The Present Political Context
In this scenario, what is the likely outcome of the decisive win of the Sri Lanka Podujana Peramuna (SLPP)? Recent actions by government actors suggest little commitment to democratic processes or progressive ideals. They espouse an the-ends-justify-the-means approach to tacking any problems they may face. The use of militarization and securitization as these ‘means’ and the determination to curb any form of resistance are already demonstrated. The public appear to be complacent in accepting such modes of action. They willing allow such encroachments of the military into civilian life, and subject themselves to vigilance mechanisms and similar tactics that would have been met with widespread resistance in the past.
Within universities, we must realise that the SLPP’s strategy in higher education is very much a neoliberal project. National policy documents, initiatives, and the President’s speeches demonstrate a promotion of private education. The President in particular, fetishizes technology, and specifically technical education. He dismisses the social sciences and the humanities. Thus, education is narrowly defined and valued purely with financial ends in mind. This narrowing of the conceptions of education, however, has evolved over a number of years and cannot be blamed on a single individual. It is my belief that the development of such purely narrow monetary conceptions of education are why we have evolved into a society with such little public interest in democracy and justice, and hardly any concern over blatant religious intolerance, misogyny, and rabid nationalism. Such a transformation of education will ultimately be at the expense of the poor and the working class, who will be further oppressed as this education will not serve them make sense of their reality and become even less accessible. In fact, it will serve instead to pathologise their conditions and criminalise their attempt to address the conditions.

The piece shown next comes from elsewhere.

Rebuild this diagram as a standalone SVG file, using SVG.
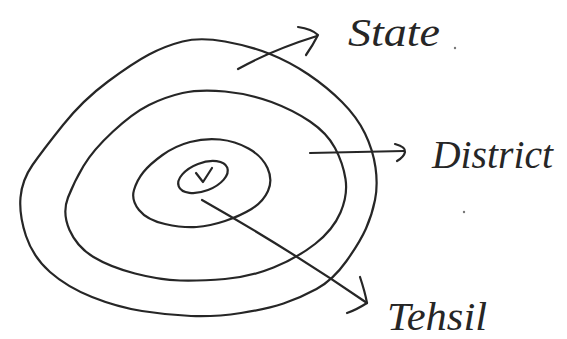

The preference of the current government for centralisation suggests that its aspirations will be decided by a privileged few. Its tendencies towards authoritarianism means that these decisions will not be open for negotiation. Within universities we must brace ourselves to curtailed academic freedom, further defunding and shifts towards fee-levying and privatized higher education enforced through coercive tactics. Today’s political landscape does not bode well.
Addressing these challenges
Challenging these forces requires a radical transformation of our universities in a way that is true to purpose. It requires strength, conviction, and hope. It requires a truly radical struggle. Rights to free association, speech, and protest are closely tied to the freedoms that universities enjoy. If we are to continue to enjoy academic freedom, it is up to us to uphold these same freedoms within and without the university and to fully use our academic freedom to protest infringements of these rights of others. It is up to us to expect students to appreciate and use these freedoms. We must integrate them to all that we do at universities, while being reflective of our mandate to educate and nurture students to serve in a democratic and pluralistic society by ensuring that the university is also reflective of such a society.
We must clearly articulate what constitutes free education, and individual and institutional academic freedom and run universities according to such principles. We must broaden the conception of free education to develop universities as spaces of public engagement, through academic discussions, debates, workshops and courses that are designed to enrich society, rather than to make money. In recent years, with the focus on securitization, public access to universities have become difficult with some universities requiring administrative authorization to enter campus. We must also ensure that universities are provided with the resources required to run our programmes (right now we have no money for cleaning staff).
Considering the methods used so far by this government, the use of force involving military powers, vigilance, and threats to achieve its goals in higher education is likely. Such tactics of violence should be challenged because they are neither consistent with academic freedom nor with the nature and purpose of education. If, however, universities are unable to address violence within campuses, whether in terms of ragging or violence against women, minorities, students and junior staff members, our ability to challenge such forces is limited and will place us in a position where we cannot but accept it. We must ensure that forms of less obvious violence are also addressed, including violence within our curricula that may be oppressive to some or many of them. Such a process is deeply existential and calls for critical self-reflection by us in universities. When we do so, violence within universities will no longer be normalised or accepted. In anticipation of such possible actions by the Government, it is of paramount importance for the universities and academia to reflect on the violence in our environment and to take meaningful steps address it.
It is interesting to note that a similar process of intervention from above occurred in schools as well. The vision for schools in the 1940s was to create a highly accomplished body of teachers who would be able to develop curricula that would fit the needs of the local communities. However, with time, particularly from the 1970s, we saw greater centralization of education services accompanied by drastic cuts in funding and with the progressive introduction of national neoliberal policies emphasising standardization and privatization. These policies have left us with merely a shell of the emancipatory, socially uplifting, and economically transforming education that the policy was meant to create. An alternative vision of education would have been one in which we had developed a strong professional cadre of teachers to whom we could have entrusted our children’s education.
While universities have been protected from such extensive infringements, the parallels are clear. The Ministry and the UGC have become more and more involved in higher education regulation, benchmarking, and quality assurance. These prototypical neoliberal reforms to education are coupled with defunding and promotion of private higher education; all of which are provided justification by attacking university education and endorsing narrowly defined conceptions of higher educational institutions as job training centres and factories of commercially viable research. Each successive government has not deviated substantially from this policy thrust. We must as the university community anticipate an acceleration in this direction and decide how we might respond to them, particularly addressing internal conditions that are likely to facilitate them. We must strengthen our commitment to truths and the rights of all peoples to pursue and speak them.